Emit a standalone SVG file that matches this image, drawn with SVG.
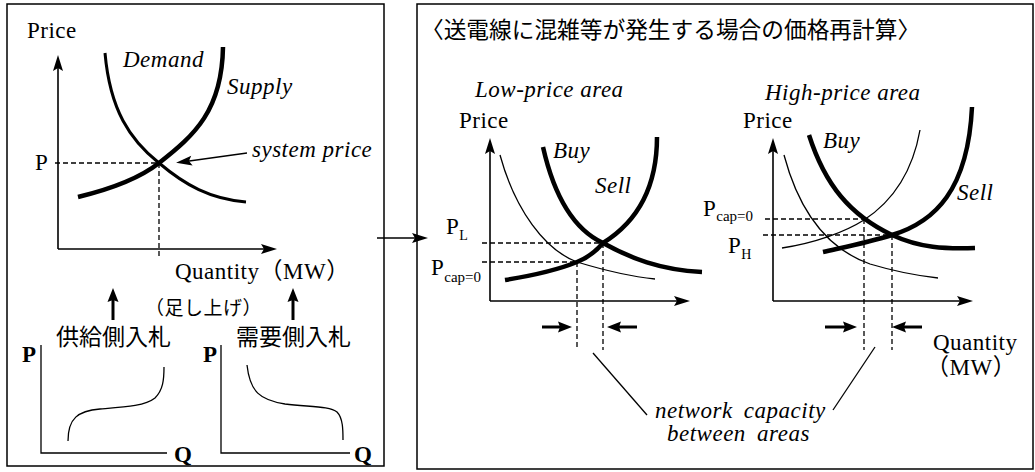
<svg xmlns="http://www.w3.org/2000/svg" width="1035" height="472" viewBox="0 0 1035 472">
<defs>
<style>
.t{font-family:"Liberation Serif","Noto Sans CJK JP",serif;font-size:23px;letter-spacing:0.5px;fill:#000}
.i{font-style:italic}
.b{font-weight:bold}
.cjk{font-family:"Noto Sans CJK JP","Noto Sans CJK SC",sans-serif;fill:#000}
.ax{fill:none;stroke:#000;stroke-width:1.6;marker-end:url(#ah)}
.dash{fill:none;stroke:#000;stroke-width:1.3;stroke-dasharray:5,3}
.thick{fill:none;stroke:#000;stroke-width:4.5;stroke-linecap:butt}
.mid{fill:none;stroke:#000;stroke-width:3}
.thin{fill:none;stroke:#000;stroke-width:1.3}
.bar{fill:none;stroke:#000;stroke-width:3;marker-end:url(#bh)}
.frame{fill:none;stroke:#000;stroke-width:1.5}
</style>
<marker id="ah" markerUnits="userSpaceOnUse" viewBox="-12 -6 20 12" refX="0" refY="0" markerWidth="20" markerHeight="12" orient="auto"><path d="M6,0 L-10,-5 L-7,0 L-10,5 Z" fill="#000"/></marker>
<marker id="bh" markerUnits="userSpaceOnUse" viewBox="-8 -7 18 14" refX="0" refY="0" markerWidth="18" markerHeight="14" orient="auto"><path d="M8,0 L-6,-5.5 L-4,0 L-6,5.5 Z" fill="#000"/></marker>
</defs>

<g id="left-panel">
<rect class="frame" x="7" y="4" width="377" height="462"/>
<path class="ax" d="M58,249 L58,61"/>
<path class="ax" d="M58,249 L271,249"/>
<text class="t" x="27" y="38">Price</text>
<text class="t" x="35" y="170">P</text>
<path class="dash" d="M55,163 L159,163 M159,163 L159,258"/>
<path class="mid" d="M105,53 C110,110 130,140 159,163 C185,185 210,199 246,202"/>
<path class="thick" d="M78,197 C115,188 140,178 159,163 C195,135 222,110 223,47"/>
<text class="t i" x="123" y="67">Demand</text>
<text class="t i" x="227" y="94">Supply</text>
<text class="t i" x="252" y="157">system price</text>
<path class="thin" d="M247,153 L182,162" marker-end="url(#ah)"/>
<text class="t" x="175" y="279">Quantity（MW）</text>
</g>

<g id="bids">
<path class="bar" d="M113,320 L113,296"/>
<path class="bar" d="M293,320 L293,296"/>
<text class="cjk" x="145" y="315" font-size="19" letter-spacing="0.5">（足し上げ）</text>
<text class="cjk" x="56" y="345" font-size="23">供給側入札</text>
<text class="cjk" x="236" y="345" font-size="23">需要側入札</text>
</g>

<g id="supply-bid">
<text class="t b" x="22" y="362" font-size="21">P</text>
<path class="thin" d="M41,345 L41,453 L167,453" stroke-width="1.6"/>
<text class="t b" x="174" y="462" font-size="21">Q</text>
<path class="thin" d="M68,441 C68,418 78,411 100,409 C125,407 145,406 155,398 C163,390 164,380 164,367" stroke-width="1.5"/>
</g>

<g id="demand-bid">
<text class="t b" x="203" y="362" font-size="21">P</text>
<path class="thin" d="M221,345 L221,453 L350,453" stroke-width="1.6"/>
<text class="t b" x="354" y="462" font-size="21">Q</text>
<path class="thin" d="M247,365 C250,392 260,400 285,404 C310,407 330,406 337,412 C343,418 343,430 343,440" stroke-width="1.5"/>
</g>

<g id="connectors">
<path class="ax" d="M377,238 L422,238"/>
</g>

<g id="right-panel">
<rect class="frame" x="417" y="4" width="616" height="465"/>
<text class="cjk" x="421" y="38" font-size="22.7">〈送電線に混雑等が発生する場合の価格再計算〉</text>
</g>

<g id="low-price-area">
<text class="t i" x="475" y="97" letter-spacing="1">Low-price area</text>
<text class="t" x="459" y="128">Price</text>
<path class="ax" d="M490,301 L490,144"/>
<path class="ax" d="M490,301 L684,301"/>
<path class="dash" d="M482,243 L603,243 M482,262 L577,262 M577,262 L577,350 M603,243 L603,350"/>
<path class="thin" d="M500,155 C515,210 545,250 577,262 C610,272 635,277 655,279"/>
<path class="thick" d="M543,147 C555,200 575,230 603,243 C630,258 660,270 702,272"/>
<path class="thick" d="M505,280 C530,276 555,271 577,262 C590,257 597,250 603,243 C640,220 657,185 657,137"/>
<text class="t i" x="553" y="158">Buy</text>
<text class="t i" x="595" y="193">Sell</text>
<text class="t" x="446" y="234">P<tspan font-size="14" dy="6">L</tspan></text>
<text class="t" x="431" y="275">P<tspan font-size="15" dy="7" letter-spacing="0">cap=0</tspan></text>
<path class="bar" d="M542,327 L564,327"/>
<path class="bar" d="M637,327 L615,327"/>
</g>

<g id="high-price-area">
<text class="t i" x="765" y="100" letter-spacing="1">High-price area</text>
<text class="t" x="743" y="128">Price</text>
<path class="ax" d="M773,301 L773,144"/>
<path class="ax" d="M773,301 L967,301"/>
<path class="dash" d="M765,219 L864,219 M763,235 L892,235 M864,219 L864,350 M892,235 L892,350"/>
<path class="thin" d="M784,155 C800,215 830,250 870,264 C900,273 920,276 938,278"/>
<path class="thin" d="M782,248 C815,243 845,232 864,220 C890,203 912,175 920,130"/>
<path class="thick" d="M809,135 C825,185 850,215 892,235 C920,248 945,249 975,248"/>
<path class="thick" d="M823,252 C845,247 870,242 892,235 C935,222 968,190 972,107"/>
<text class="t i" x="823" y="148">Buy</text>
<text class="t i" x="957" y="200">Sell</text>
<text class="t" x="703" y="216">P<tspan font-size="15" dy="5" letter-spacing="0">cap=0</tspan></text>
<text class="t" x="728" y="253">P<tspan font-size="14" dy="6">H</tspan></text>
<path class="bar" d="M825,327 L849,327"/>
<path class="bar" d="M922,327 L900,327"/>
<text class="t" x="933" y="350">Quantity</text>
<text class="t" x="926" y="375">（MW）</text>
</g>

<g id="capacity-note">
<path class="thin" d="M593,353 L647,415"/>
<path class="thin" d="M875,347 L833,410"/>
<text class="t i" x="655" y="418" letter-spacing="1.5" word-spacing="5">network capacity</text>
<text class="t i" x="667" y="441" letter-spacing="1" word-spacing="5">between areas</text>
</g>
</svg>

__________

To be done: Without including any pictures, print all of the material exactly as given.

Answer to this problem:
Emit a standalone SVG file that matches this image, drawn with SVG.
<svg xmlns="http://www.w3.org/2000/svg" width="1035" height="472" viewBox="0 0 1035 472">
<defs>
<style>
.t{font-family:"Liberation Serif","Noto Sans CJK JP",serif;font-size:23px;letter-spacing:0.5px;fill:#000}
.i{font-style:italic}
.b{font-weight:bold}
.cjk{font-family:"Noto Sans CJK JP","Noto Sans CJK SC",sans-serif;fill:#000}
.ax{fill:none;stroke:#000;stroke-width:1.6;marker-end:url(#ah)}
.dash{fill:none;stroke:#000;stroke-width:1.3;stroke-dasharray:5,3}
.thick{fill:none;stroke:#000;stroke-width:4.5;stroke-linecap:butt}
.mid{fill:none;stroke:#000;stroke-width:3}
.thin{fill:none;stroke:#000;stroke-width:1.3}
.bar{fill:none;stroke:#000;stroke-width:3;marker-end:url(#bh)}
.frame{fill:none;stroke:#000;stroke-width:1.5}
</style>
<marker id="ah" markerUnits="userSpaceOnUse" viewBox="-12 -6 20 12" refX="0" refY="0" markerWidth="20" markerHeight="12" orient="auto"><path d="M6,0 L-10,-5 L-7,0 L-10,5 Z" fill="#000"/></marker>
<marker id="bh" markerUnits="userSpaceOnUse" viewBox="-8 -7 18 14" refX="0" refY="0" markerWidth="18" markerHeight="14" orient="auto"><path d="M8,0 L-6,-5.5 L-4,0 L-6,5.5 Z" fill="#000"/></marker>
</defs>

<g id="left-panel">
<rect class="frame" x="7" y="4" width="377" height="462"/>
<path class="ax" d="M58,249 L58,61"/>
<path class="ax" d="M58,249 L271,249"/>
<text class="t" x="27" y="38">Price</text>
<text class="t" x="35" y="170">P</text>
<path class="dash" d="M55,163 L159,163 M159,163 L159,258"/>
<path class="mid" d="M105,53 C110,110 130,140 159,163 C185,185 210,199 246,202"/>
<path class="thick" d="M78,197 C115,188 140,178 159,163 C195,135 222,110 223,47"/>
<text class="t i" x="123" y="67">Demand</text>
<text class="t i" x="227" y="94">Supply</text>
<text class="t i" x="252" y="157">system price</text>
<path class="thin" d="M247,153 L182,162" marker-end="url(#ah)"/>
<text class="t" x="175" y="279">Quantity（MW）</text>
</g>

<g id="bids">
<path class="bar" d="M113,320 L113,296"/>
<path class="bar" d="M293,320 L293,296"/>
<text class="cjk" x="145" y="315" font-size="19" letter-spacing="0.5">（足し上げ）</text>
<text class="cjk" x="56" y="345" font-size="23">供給側入札</text>
<text class="cjk" x="236" y="345" font-size="23">需要側入札</text>
</g>

<g id="supply-bid">
<text class="t b" x="22" y="362" font-size="21">P</text>
<path class="thin" d="M41,345 L41,453 L167,453" stroke-width="1.6"/>
<text class="t b" x="174" y="462" font-size="21">Q</text>
<path class="thin" d="M68,441 C68,418 78,411 100,409 C125,407 145,406 155,398 C163,390 164,380 164,367" stroke-width="1.5"/>
</g>

<g id="demand-bid">
<text class="t b" x="203" y="362" font-size="21">P</text>
<path class="thin" d="M221,345 L221,453 L350,453" stroke-width="1.6"/>
<text class="t b" x="354" y="462" font-size="21">Q</text>
<path class="thin" d="M247,365 C250,392 260,400 285,404 C310,407 330,406 337,412 C343,418 343,430 343,440" stroke-width="1.5"/>
</g>

<g id="connectors">
<path class="ax" d="M377,238 L422,238"/>
</g>

<g id="right-panel">
<rect class="frame" x="417" y="4" width="616" height="465"/>
<text class="cjk" x="421" y="38" font-size="22.7">〈送電線に混雑等が発生する場合の価格再計算〉</text>
</g>

<g id="low-price-area">
<text class="t i" x="475" y="97" letter-spacing="1">Low-price area</text>
<text class="t" x="459" y="128">Price</text>
<path class="ax" d="M490,301 L490,144"/>
<path class="ax" d="M490,301 L684,301"/>
<path class="dash" d="M482,243 L603,243 M482,262 L577,262 M577,262 L577,350 M603,243 L603,350"/>
<path class="thin" d="M500,155 C515,210 545,250 577,262 C610,272 635,277 655,279"/>
<path class="thick" d="M543,147 C555,200 575,230 603,243 C630,258 660,270 702,272"/>
<path class="thick" d="M505,280 C530,276 555,271 577,262 C590,257 597,250 603,243 C640,220 657,185 657,137"/>
<text class="t i" x="553" y="158">Buy</text>
<text class="t i" x="595" y="193">Sell</text>
<text class="t" x="446" y="234">P<tspan font-size="14" dy="6">L</tspan></text>
<text class="t" x="431" y="275">P<tspan font-size="15" dy="7" letter-spacing="0">cap=0</tspan></text>
<path class="bar" d="M542,327 L564,327"/>
<path class="bar" d="M637,327 L615,327"/>
</g>

<g id="high-price-area">
<text class="t i" x="765" y="100" letter-spacing="1">High-price area</text>
<text class="t" x="743" y="128">Price</text>
<path class="ax" d="M773,301 L773,144"/>
<path class="ax" d="M773,301 L967,301"/>
<path class="dash" d="M765,219 L864,219 M763,235 L892,235 M864,219 L864,350 M892,235 L892,350"/>
<path class="thin" d="M784,155 C800,215 830,250 870,264 C900,273 920,276 938,278"/>
<path class="thin" d="M782,248 C815,243 845,232 864,220 C890,203 912,175 920,130"/>
<path class="thick" d="M809,135 C825,185 850,215 892,235 C920,248 945,249 975,248"/>
<path class="thick" d="M823,252 C845,247 870,242 892,235 C935,222 968,190 972,107"/>
<text class="t i" x="823" y="148">Buy</text>
<text class="t i" x="957" y="200">Sell</text>
<text class="t" x="703" y="216">P<tspan font-size="15" dy="5" letter-spacing="0">cap=0</tspan></text>
<text class="t" x="728" y="253">P<tspan font-size="14" dy="6">H</tspan></text>
<path class="bar" d="M825,327 L849,327"/>
<path class="bar" d="M922,327 L900,327"/>
<text class="t" x="933" y="350">Quantity</text>
<text class="t" x="926" y="375">（MW）</text>
</g>

<g id="capacity-note">
<path class="thin" d="M593,353 L647,415"/>
<path class="thin" d="M875,347 L833,410"/>
<text class="t i" x="655" y="418" letter-spacing="1.5" word-spacing="5">network capacity</text>
<text class="t i" x="667" y="441" letter-spacing="1" word-spacing="5">between areas</text>
</g>
</svg>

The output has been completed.